There is another very important task you should be doing this summer: getting ready for college. I’m not talking about registering for housing, attending orientation and signing up for classes, or buying everything you’ll need to outfit your dorm room, although you’ll no doubt have to do all of that. Rather, I’m talking about mastering the life skills you’ll need to be successful in college.
Several years ago, I wrote a blog post that advised students to learn a variety of skills before starting their freshman year, including doing laundry, managing their time, making a budget, and advocating for themselves. In this post, I’m going to expand on that last skill and also will discuss two others that go hand-in-hand with it: communicating effectively and using available resources.
Self-advocacy is a task that is essential for succeeding not just in college but in life. Perhaps in the past, if you’ve had difficulty with a teacher, advisor, or coach, your parent has stepped in and helped you deal with that person/situation. In college, your professors and other adults likely will not talk to your parents, so it’s crucial that you learn how to navigate challenges on your own.
Professors are usually happy to talk with and help students. They want you to succeed! Take advantage of office hours to get help or even just to introduce yourself and get to know your professors, especially if you’re in large lecture classes. If you don’t understand your grade on a test or assignment, go to office hours or arrange another time to speak privately with the professor. Politely ask them to explain your grade and to offer suggestions for how you can do better next time. I strongly advise against asking a professor to reconsider or change your grade unless you have legitimate reasons for doing so.

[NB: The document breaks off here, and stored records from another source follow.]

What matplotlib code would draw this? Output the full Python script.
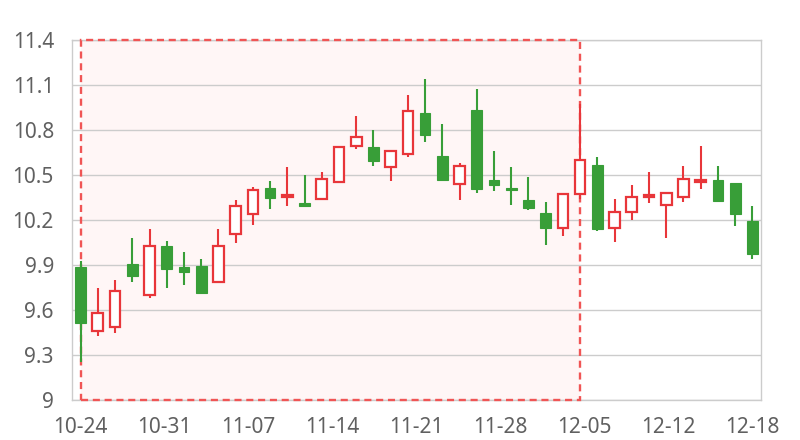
import numpy as np
import matplotlib.pyplot as plt

# 日K数据 (开, 收, 高, 低)
opens = [9.885, 9.46, 9.49, 9.905, 9.70, 10.027, 9.887, 9.896, 9.79, 10.11,
         10.24, 10.415, 10.35, 10.315, 10.34, 10.45, 10.69, 10.685, 10.55, 10.64,
         10.915, 10.625, 10.44, 10.935, 10.465, 10.415, 10.335, 10.245, 10.15, 10.37,
         10.567, 10.15, 10.25, 10.35, 10.30, 10.35, 10.45, 10.465, 10.445, 10.195]
closes = [9.515, 9.58, 9.73, 9.827, 10.03, 9.875, 9.855, 9.716, 10.03, 10.29,
          10.40, 10.349, 10.365, 10.29, 10.47, 10.685, 10.755, 10.596, 10.66, 10.925,
          10.767, 10.467, 10.56, 10.405, 10.43, 10.40, 10.28, 10.15, 10.37, 10.60,
          10.142, 10.255, 10.355, 10.365, 10.38, 10.47, 10.465, 10.327, 10.24, 9.975]
highs = [9.93, 9.75, 9.80, 10.08, 10.14, 10.06, 9.99, 9.94, 10.14, 10.33,
         10.42, 10.46, 10.55, 10.50, 10.52, 10.695, 10.89, 10.80, 10.662, 11.03,
         11.14, 10.84, 10.58, 11.07, 10.658, 10.551, 10.489, 10.32, 10.38, 10.97,
         10.62, 10.34, 10.43, 10.52, 10.382, 10.56, 10.69, 10.56, 10.445, 10.29]
lows = [9.255, 9.43, 9.445, 9.79, 9.68, 9.75, 9.77, 9.71, 9.79, 10.05,
        10.17, 10.27, 10.29, 10.285, 10.335, 10.449, 10.67, 10.56, 10.46, 10.62,
        10.72, 10.46, 10.335, 10.38, 10.39, 10.30, 10.265, 10.035, 10.095, 10.34,
        10.13, 10.055, 10.20, 10.31, 10.08, 10.32, 10.405, 10.327, 10.16, 9.94]

xlabels = ['10-24', '10-31', '11-07', '11-14', '11-21', '11-28', '12-05', '12-12', '12-18']
yticks = [9, 9.3, 9.6, 9.9, 10.2, 10.5, 10.8, 11.1, 11.4]

# 标记区域: 第0根到第29根K线
area_start, area_end = 0, 29

up_color = '#e8363a'
down_color = '#389e38'
text_color = '#606060'
line_color = '#cccccc'

opens = np.array(opens)
closes = np.array(closes)
highs = np.array(highs)
lows = np.array(lows)
x = np.arange(len(opens))
up = closes >= opens

fig = plt.figure(figsize=(8, 4.4), dpi=100)
ax = fig.add_axes([0.09, 0.0909, 0.86125, 0.8182])

# 区域底色在网格下面, 虚线边框在网格上面
ax.axvspan(area_start, area_end, facecolor='#fff6f6', edgecolor='none', zorder=0.2)
ax.axvspan(area_start, area_end, facecolor='none', edgecolor='#f05555',
           linestyle=(0, (3, 2)), linewidth=1.7, zorder=2.6, clip_on=False)

ax.vlines(x[up], lows[up], highs[up], color=up_color, linewidth=1.5, zorder=3)
ax.vlines(x[~up], lows[~up], highs[~up], color=down_color, linewidth=1.5, zorder=3)

w = 0.62
ax.bar(x[up], closes[up] - opens[up], bottom=opens[up], width=w,
       facecolor='white', edgecolor=up_color, linewidth=1.6, zorder=4)
ax.bar(x[~up], closes[~up] - opens[~up], bottom=opens[~up], width=w,
       facecolor=down_color, edgecolor=down_color, linewidth=0.8, zorder=4)

ax.set_xlim(-0.5, len(x) - 0.5)
ax.set_ylim(9, 11.4)
ax.set_yticks(yticks)
ax.set_yticklabels(['%g' % v for v in yticks])
ax.set_xticks(np.linspace(0, len(x) - 1, len(xlabels)))
ax.set_xticklabels(xlabels)

ax.yaxis.grid(True, color=line_color, linewidth=1, zorder=0.5)
ax.set_axisbelow(True)
for s in ax.spines.values():
    s.set_color(line_color)
    s.set_linewidth(1)
ax.tick_params(length=0, labelsize=15, labelcolor=text_color)
ax.tick_params(axis='y', pad=13)
ax.tick_params(axis='x', pad=12)
for lab in ax.get_xticklabels() + ax.get_yticklabels():
    lab.set_family(['Noto Sans', 'DejaVu Sans'])

fig.savefig('out.png', dpi=100)
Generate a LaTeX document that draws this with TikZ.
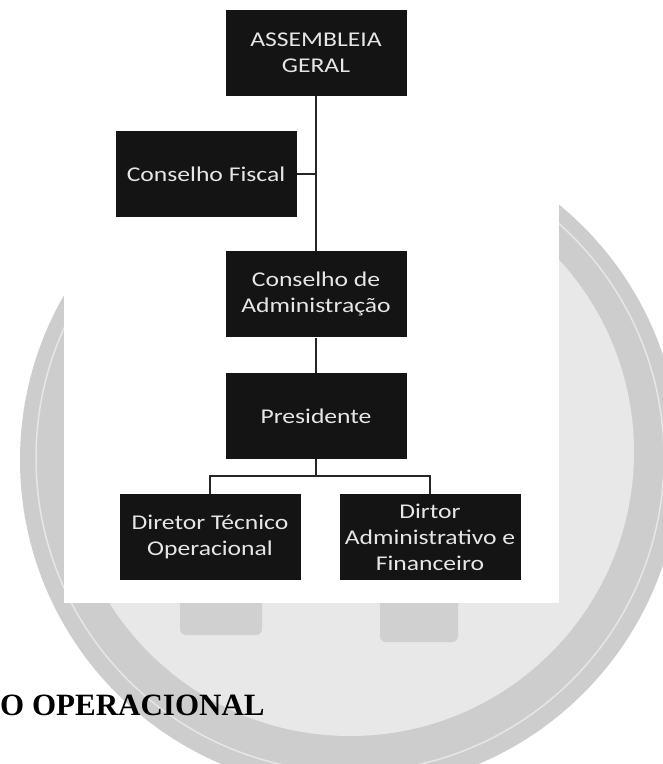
\documentclass[tikz,border=0pt]{standalone}
\usepackage{fontspec}
\usepackage{xcolor}
\usepackage{tikz}
\usetikzlibrary{positioning}
\newfontfamily\boxfont[FakeStretch=1.22]{Carlito}
\newfontfamily\titlefont{Liberation Serif}
\definecolor{boxfill}{HTML}{141414}
\definecolor{boxtext}{HTML}{E6E6E6}
\definecolor{ringgray}{HTML}{CDCDCD}
\definecolor{discgray}{HTML}{E8E8E8}
\definecolor{footgray}{HTML}{D0D0D0}

\begin{document}
\begin{tikzpicture}[
x=1pt, y=-1pt,
node distance=35pt,
box/.style={fill=boxfill, text=boxtext, align=center, minimum width=181pt, minimum height=86pt, inner sep=0pt, font=\boxfont\fontsize{21}{26}\selectfont},
conn/.style={draw=black!85, line width=1.2pt}
]
\useasboundingbox (0,0) rectangle (663,764);
\clip (0,0) rectangle (663,764);
\fill[ringgray] (350,460) circle (330pt);
\draw[white, line width=1.5pt, opacity=.5] (350,458) circle (314pt);
\fill[discgray] (350,452) circle (284pt);
\fill[footgray, rounded corners=6pt] (180,560) rectangle (262,635);
\fill[footgray, rounded corners=6pt] (380,560) rectangle (458,642);
\fill[white] (64,0) rectangle (559,603);

\node[box] (ag) at (316,53) {ASSEMBLEIA\\GERAL};
\node[box] (cf) at (206,174) {Conselho Fiscal};
\node[box, below=155pt of ag] (ca) {Conselho de\\Administração};
\node[box, below=of ca] (pres) {Presidente};
\node[box, below=of pres, xshift=-106pt] (dtec) {Diretor Técnico\\Operacional};
\node[box, below=of pres, xshift=114pt] (dadm) {Dirtor\\Administrativo e\\Financeiro};
\coordinate (fork) at ([yshift=-17pt]pres.south);

\draw[conn] (ag)--(ca);
\draw[conn] (cf.east)--(cf.east -| ag.south);
\draw[conn] (ca)--(pres);
\draw[conn] (pres)--(fork);
\draw[conn] (dtec.north) |- (fork) -| (dadm.north);

\node[anchor=base west, inner sep=0pt, font=\titlefont\bfseries\fontsize{31}{36}\selectfont] (titulo) at (0,715) {O OPERACIONAL};
\end{tikzpicture}
\end{document}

You also may need to self-advocate when dealing with roommates. At the beginning of the semester, collaborate with your roommate(s) to set ground rules and expectations so that there will be less likelihood for misunderstandings and conflicts later. If a problem does arise, talk with your roommate in private (in other words, not when their or your friends are in your room). If you still can’t resolve the issue, speak with your resident advisor (RA). As with professors, you need to approach your RA yourself and should not have your parents contact that person.
Whether you’re talking with a professor, a roommate, an employer, or anyone else, effective communication is a critical component of self-advocacy. Although you may be hurt/upset/angry about a situation, it’s best to stay calm, not attack the other person, and use “I” statements to describe what’s bothering you (“I feel,” “I think,” “I want,” etc.). The other person will be much more receptive to what you have to say if you can communicate this way.
Another important part of self-advocacy is using the resources available to you. Colleges offer a wide variety of useful services but often, students don’t take advantage of them. Some examples are academic advising, a tutoring center, a writing center, counseling services, and career services. Don’t hesitate to use these and other resources if you need them. Usually, they’re included in tuition, and like your professors, the staff in these centers and offices want to help you.
You can work on mastering all of the above skills this summer. If you’re going to have a job or internship, those are excellent opportunities to practice self-advocacy and effective communication. You can even practice with your friends and family members. And, summer is a great time to explore the resources and services your college has so that you’ll know what’s offered before you even set foot on campus.